Patient and carer perceived barriers to early presentation and diagnosis of lung cancer: a systematic review.
Cassim, S., Chepulis, L. M., Keenan, R., Kidd, J., Firth, M., & Lawrenson, R. (2019). Patient and carer perceived barriers to early presentation and diagnosis of lung cancer: a systematic review. BMC Cancer, 19(1), 25. https://doi.org/10.1186/s12885-018-5169-9
Permanent Research Commons link: https://hdl.handle.net/10289/12325
BACKGROUND: Lung cancer is typically diagnosed at a late stage. Early presentation and detection of lung cancer symptoms is critical to improving survival but can be clinically complicated and as yet a robust screening method for diagnosis is not available in routine practice. Accordingly, the barriers to help-seeking behaviour and diagnosis need to be considered. This review aimed to document the barriers to early presentation and diagnosis of lung cancer, based on patient and carer perspectives. METHODS: A systematic review of databases was performed for original, English language articles discussing qualitative research on patient perceived barriers to early presentation and diagnosis of lung cancer. Three major databases were searched: Scopus, PubMed and EBSCOhost. References cited in the selected studies were searched for further relevant articles. RESULTS: Fourteen studies met inclusion criteria for review. Barriers were grouped into three categories: healthcare provider and system factors, patient factors and disease factors.

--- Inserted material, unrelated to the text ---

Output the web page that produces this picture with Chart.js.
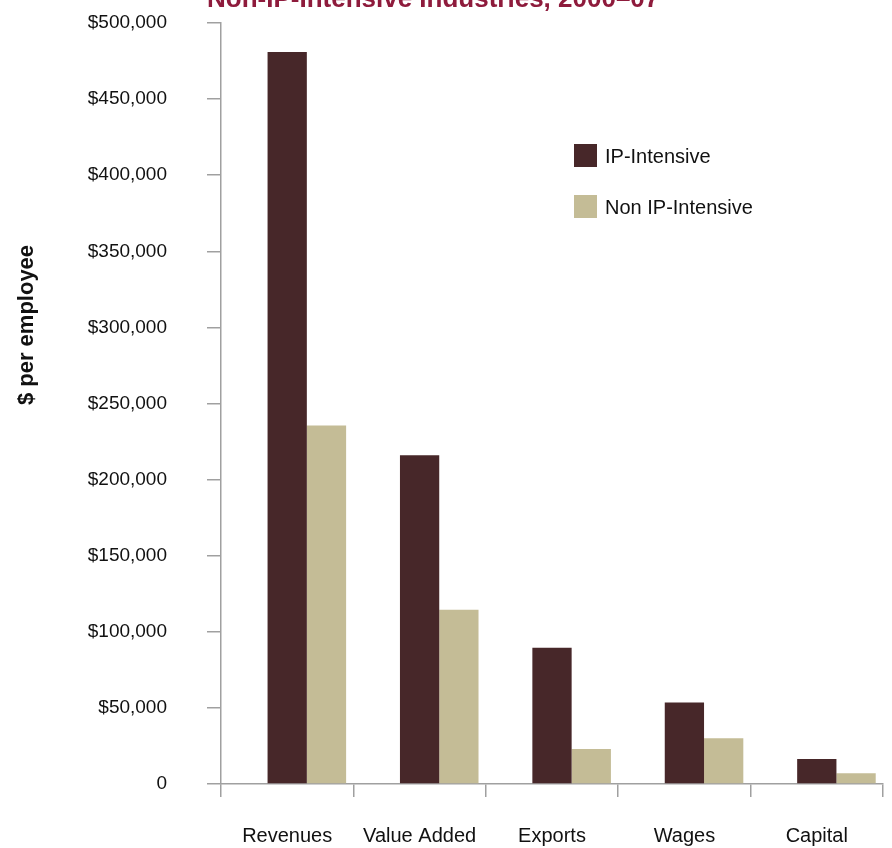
<!DOCTYPE html>
<html>
<head>
<meta charset="utf-8">
<script src="https://cdn.jsdelivr.net/npm/chart.js@4"></script>
<style>
  html, body { margin: 0; padding: 0; background: #fff; }
  #wrap { position: relative; width: 892px; height: 848px; }
</style>
</head>
<body>
<div id="wrap"><canvas id="chart" width="892" height="848"></canvas></div>
<script>
// values, $ per employee
var categories = ['Revenues', 'Value Added', 'Exports', 'Wages', 'Capital'];
var ipIntensive = [481000, 216000, 89500, 53500, 16500];
var nonIpIntensive = [235500, 114500, 23000, 30000, 7000];
var seriesLabels = ['IP-Intensive', 'Non IP-Intensive'];
var seriesColors = ['#472729', '#c4bc96'];
var yMax = 500000;
var yStep = 50000;

var titleText = 'Non-IP-Intensive Industries, 2000\u201307';
var yTitleText = '$ per employee';
var sans = "'Liberation Sans', Arial, sans-serif";

// title, y title and legend drawn on top of the chart
var extras = {
    id: 'extras',
    afterDraw: function(chart) {
        var ctx = chart.ctx;
        var area = chart.chartArea;
        ctx.save();

        // title (top of it runs off the page, as in the source)
        ctx.fillStyle = '#8e1b3c';
        ctx.font = 'bold 26px ' + sans;
        ctx.textAlign = 'left';
        ctx.textBaseline = 'alphabetic';
        ctx.fillText(titleText, area.left - 14, 7);

        // y axis title
        ctx.save();
        ctx.translate(27, 325);
        ctx.rotate(-Math.PI / 2);
        ctx.fillStyle = '#111';
        ctx.font = 'bold 22px ' + sans;
        ctx.textAlign = 'center';
        ctx.textBaseline = 'middle';
        ctx.fillText(yTitleText, 0, 0);
        ctx.restore();

        // legend
        var lx = 574, ly = 144;
        ctx.font = '20px ' + sans;
        ctx.textAlign = 'left';
        ctx.textBaseline = 'middle';
        chart.data.datasets.filter(function(d) { return d.label; }).forEach(function(d, i) {
            var y = ly + i * 51;
            ctx.fillStyle = d.backgroundColor;
            ctx.fillRect(lx, y, 23, 23);
            ctx.fillStyle = '#111';
            ctx.fillText(d.label, lx + 31, y + 13);
        });
        ctx.restore();
    }
};

var ctx = document.getElementById('chart').getContext('2d');
new Chart(ctx, {
    type: 'bar',
    data: {
        labels: categories,
        datasets: [
            // empty slot so each pair sits on the right side of its category
            { label: '', data: categories.map(function() { return null; }), backgroundColor: 'rgba(0,0,0,0)' },
            { label: seriesLabels[0], data: ipIntensive, backgroundColor: seriesColors[0] },
            { label: seriesLabels[1], data: nonIpIntensive, backgroundColor: seriesColors[1] }
        ]
    },
    options: {
        responsive: false,
        animation: false,
        datasets: {
            bar: { categoryPercentage: 0.89, barPercentage: 1.0, borderWidth: 0 }
        },
        layout: { padding: { top: 23, right: 9, bottom: 0, left: 0 } },
        plugins: {
            legend: { display: false },
            title: { display: false },
            tooltip: { enabled: false }
        },
        scales: {
            x: {
                offset: true,
                grid: {
                    offset: true,
                    drawOnChartArea: false,
                    drawTicks: true,
                    tickLength: 13,
                    color: '#a0a0a0',
                    lineWidth: 1.5
                },
                border: { display: true, color: '#a0a0a0', width: 1.5 },
                ticks: {
                    color: '#111',
                    font: { family: sans, size: 20 },
                    padding: 27,
                    maxRotation: 0,
                    autoSkip: false
                },
                afterFit: function(scale) {
                    scale.height = 64;
                    scale.paddingLeft = 0;
                    scale.paddingRight = 0;
                }
            },
            y: {
                min: 0,
                max: yMax,
                grid: {
                    drawOnChartArea: false,
                    drawTicks: true,
                    tickLength: 14,
                    color: '#a0a0a0',
                    lineWidth: 1.5
                },
                border: { display: true, color: '#a0a0a0', width: 1.5 },
                ticks: {
                    stepSize: yStep,
                    color: '#111',
                    padding: 40,
                    font: { family: sans, size: 19 },
                    callback: function(v) {
                        return v === 0 ? '0' : '$' + v.toLocaleString('en-US');
                    }
                },
                afterFit: function(scale) {
                    scale.width = 221;
                    scale.paddingTop = 0;
                    scale.paddingBottom = 0;
                }
            }
        }
    },
    plugins: [extras]
});
</script>
</body>
</html>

CONCLUSIONS: Studies showed that the most frequently reported barriers to early presentation and diagnosis of lung cancer reported by patients and carers related to poor relationships between GPs and patients, a lack of access to services and care for patients, and a lack of awareness of lung cancer symptoms and treatment. Addressing these barriers offers opportunities by which rates of early diagnosis of lung cancer may be improved.